More than eight decades after it was installed, a memorial to the three 19th-century sibling novelists in London’s Westminster Abbey was amended Thursday to restore the diaereses – the two dots over the e in their surname.

The dots — which indicate that the name is pronounced “brontay” rather than “bront” — were omitted when the stone tablet commemorating Charlotte, Emily and Anne was erected in the abbey’s Poets’ Corner in October 1939, just after the outbreak of World War II.

They were restored after Brontë historian Sharon Wright, editor of the Brontë Society Gazette, raised the issue with Dean of Westminster David Hoyle.
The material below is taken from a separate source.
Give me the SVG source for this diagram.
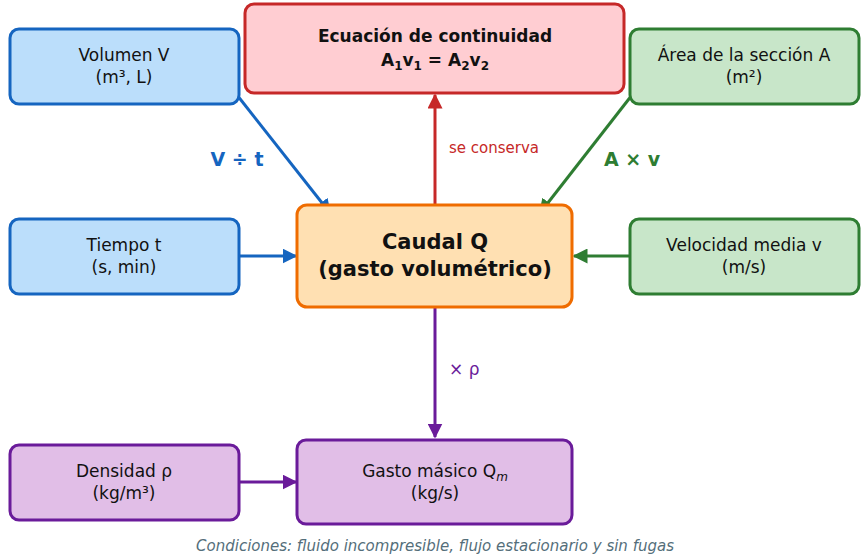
<svg xmlns="http://www.w3.org/2000/svg" width="863" height="557" viewBox="0 0 863 557">
<style>
text{font-family:"DejaVu Sans",sans-serif;text-anchor:middle;fill:#111}
.n{font-size:17px}
.b{stroke-width:3}
.c{fill:none;stroke-width:3}
</style>
<defs>
<marker id="mb" viewBox="0 0 10 10" refX="9" refY="5" markerWidth="5" markerHeight="5" orient="auto"><path d="M0,0L10,5L0,10z" fill="#1565c0"/></marker>
<marker id="mg" viewBox="0 0 10 10" refX="9" refY="5" markerWidth="5" markerHeight="5" orient="auto"><path d="M0,0L10,5L0,10z" fill="#2e7d32"/></marker>
<marker id="mr" viewBox="0 0 10 10" refX="9" refY="5" markerWidth="5" markerHeight="5" orient="auto"><path d="M0,0L10,5L0,10z" fill="#c62828"/></marker>
<marker id="mp" viewBox="0 0 10 10" refX="9" refY="5" markerWidth="5" markerHeight="5" orient="auto"><path d="M0,0L10,5L0,10z" fill="#6a1b9a"/></marker>
</defs>
<rect width="863" height="557" fill="#fff"/>
<g id="connectors">
<path class="c" d="M237,95L330,213" stroke="#1565c0" marker-end="url(#mb)"/>
<path class="c" d="M632,95L540,213" stroke="#2e7d32" marker-end="url(#mg)"/>
<path class="c" d="M239,256L296,256" stroke="#1565c0" marker-end="url(#mb)"/>
<path class="c" d="M632,256L574,256" stroke="#2e7d32" marker-end="url(#mg)"/>
<path class="c" d="M435,207L435,95" stroke="#c62828" marker-end="url(#mr)"/>
<path class="c" d="M435,307L435,437" stroke="#6a1b9a" marker-end="url(#mp)"/>
<path class="c" d="M239,482L296,482" stroke="#6a1b9a" marker-end="url(#mp)"/>
<text x="237" y="166" style="font-size:19px;font-weight:bold;fill:#1565c0">V ÷ t</text>
<text x="632" y="166" style="font-size:19px;font-weight:bold;fill:#2e7d32">A × v</text>
<text x="449" y="153" style="font-size:15px;fill:#c62828;text-anchor:start">se conserva</text>
<text x="449" y="375" style="font-size:17px;fill:#6a1b9a;text-anchor:start">× ρ</text>
</g>
<g id="volumen"><rect class="b" x="10" y="29" width="229" height="75" rx="9" fill="#bbdefb" stroke="#1565c0"/><text class="n" x="124" y="61">Volumen V</text><text class="n" x="124" y="83">(m³, L)</text></g>
<g id="ecuacion"><rect class="b" x="245" y="4" width="379" height="89" rx="9" fill="#ffcdd2" stroke="#c62828"/><text x="435" y="42" style="font-size:17px;font-weight:bold">Ecuación de continuidad</text><text x="435" y="66" style="font-size:17px;font-weight:bold">A<tspan font-size="12" dy="4">1</tspan><tspan dy="-4">v</tspan><tspan font-size="12" dy="4">1</tspan><tspan dy="-4"> = A</tspan><tspan font-size="12" dy="4">2</tspan><tspan dy="-4">v</tspan><tspan font-size="12" dy="4">2</tspan></text></g>
<g id="area"><rect class="b" x="630" y="29" width="229" height="75" rx="9" fill="#c8e6c9" stroke="#2e7d32"/><text class="n" x="744" y="61">Área de la sección A</text><text class="n" x="744" y="83">(m²)</text></g>
<g id="tiempo"><rect class="b" x="10" y="219" width="229" height="75" rx="9" fill="#bbdefb" stroke="#1565c0"/><text class="n" x="124" y="251">Tiempo t</text><text class="n" x="124" y="273">(s, min)</text></g>
<g id="caudal"><rect class="b" x="297" y="205" width="275" height="102" rx="10" fill="#ffe0b2" stroke="#ef6c00"/><text x="435" y="249" style="font-size:21px;font-weight:bold">Caudal Q</text><text x="435" y="276" style="font-size:21px;font-weight:bold">(gasto volumétrico)</text></g>
<g id="velocidad"><rect class="b" x="630" y="219" width="229" height="75" rx="9" fill="#c8e6c9" stroke="#2e7d32"/><text class="n" x="744" y="251">Velocidad media v</text><text class="n" x="744" y="273">(m/s)</text></g>
<g id="densidad"><rect class="b" x="10" y="445" width="229" height="75" rx="9" fill="#e1bee7" stroke="#6a1b9a"/><text class="n" x="124" y="477">Densidad ρ</text><text class="n" x="124" y="499">(kg/m³)</text></g>
<g id="masico"><rect class="b" x="297" y="440" width="275" height="84" rx="9" fill="#e1bee7" stroke="#6a1b9a"/><text class="n" x="435" y="477">Gasto másico Q<tspan font-size="12" dy="4" font-style="italic">m</tspan></text><text class="n" x="435" y="499">(kg/s)</text></g>
<text x="435" y="551" style="font-size:15px;font-style:italic;fill:#546e7a">Condiciones: fluido incompresible, flujo estacionario y sin fugas</text>
</svg>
The abbey asked its stonemason to tap in the dots and its conservator to paint them.

“There’s no paper record for anyone complaining about this or mentioning this, so I just wanted to put it right, really,” Wright said. “These three Yorkshire women deserve their place here, but they also deserve to have their name spelled correctly.”

It’s believed the writers’ Irish father Patrick changed the spelling of his surname from Brunty or Prunty when he went to university in England.

Raised on the wild Yorkshire moors, all three sisters died before they were 40, leaving enduring novels including Charlotte’s “Jane Eyre,” Emily’s “Wuthering Heights” and Anne’s “The Tenant of Wildfell Hall.”

Rebecca Yorke, director of the Brontë Society, welcomed the restoration.

“As the Brontës and their work are loved and respected all over the world, it’s entirely appropriate that their name is spelled correctly on their memorial,” she said.